# Import libraries and data

In [8]:
import pandas as pd

# Get movie and rating info
movies = pd.read_csv('archive//ml-100k/u.item', sep='|', names=['movieId', 'title', 'release_date', 'video_release_date', 'IMDb_URL', 'unknown', 'Action', 'Adventure', 'Animation', 'Children\'s', 'Comedy', 'Crime', 'Documentary', 'Drama', 'Fantasy', 'Film-Noir', 'Horror', 'Musical', 'Mystery', 'Romance', 'Sci-Fi', 'Thriller', 'War', 'Western'], encoding='latin-1')
ratings = pd.read_csv('archive/ml-100k/u.data', sep='\t', header=None, names=['userId', 'movieId', 'rating', 'timestamp'])

# Data cleaning

Genres for movies are currently in binary form (i.e 1 indicates movie belongs in that genre, 0 indicates it does not). We want to convert the columns into a single string to capture all the genres for each movie.

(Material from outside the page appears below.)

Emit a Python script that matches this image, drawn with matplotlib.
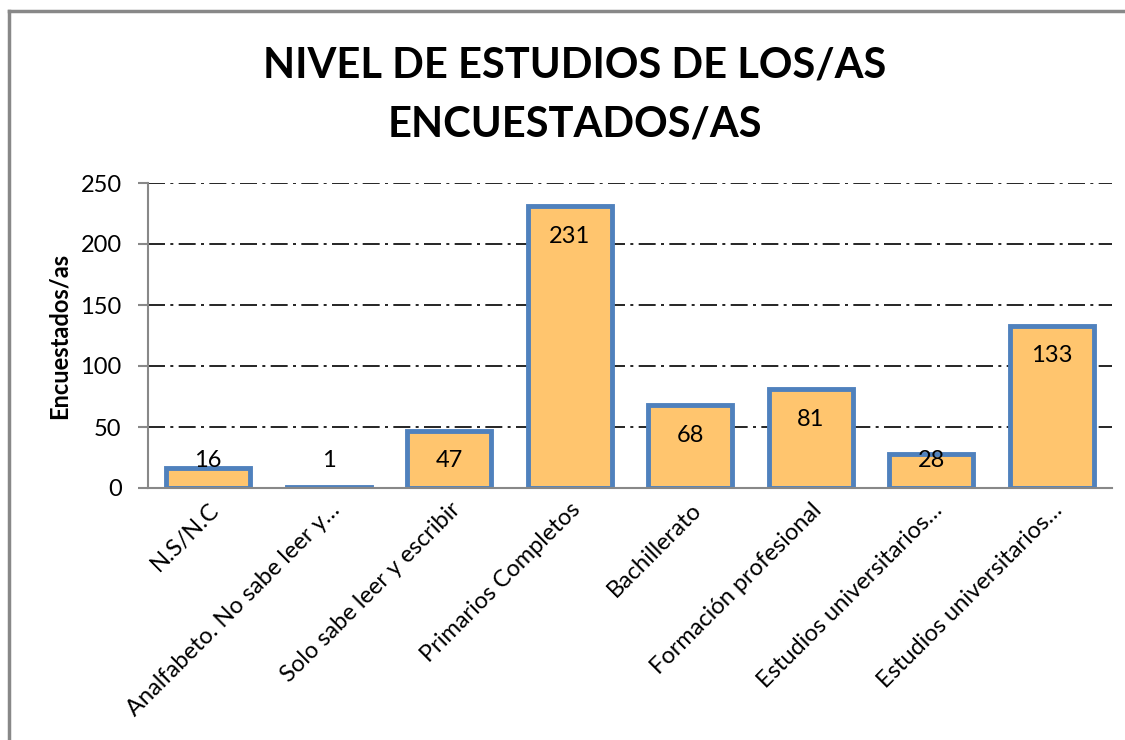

This will allow us to simplify the feature extraction process as the TF-IDF vectorizer will be able to treat the combined genres as a single text feature.

In [9]:
# Combine genre columns into a single string
genre_columns = ['Action', 'Adventure', 'Animation', 'Children\'s', 'Comedy', 'Crime',
                  'Documentary', 'Drama', 'Fantasy', 'Film-Noir', 'Horror', 'Musical',
                  'Mystery', 'Romance', 'Sci-Fi', 'Thriller', 'War', 'Western']
movies['genres'] = movies[genre_columns].apply(lambda row: ' '.join([genre for genre in genre_columns if row[genre] == 1]), axis=1)

# Combine 'title' and 'genres' to get as much info as possible for content-based filtering
movies['combined_info'] = movies['title'] + ' ' + movies['genres']

# Save cleaned data

In [10]:
movies.to_pickle('movies_df.pkl')
ratings.to_pickle('ratings_df.pkl')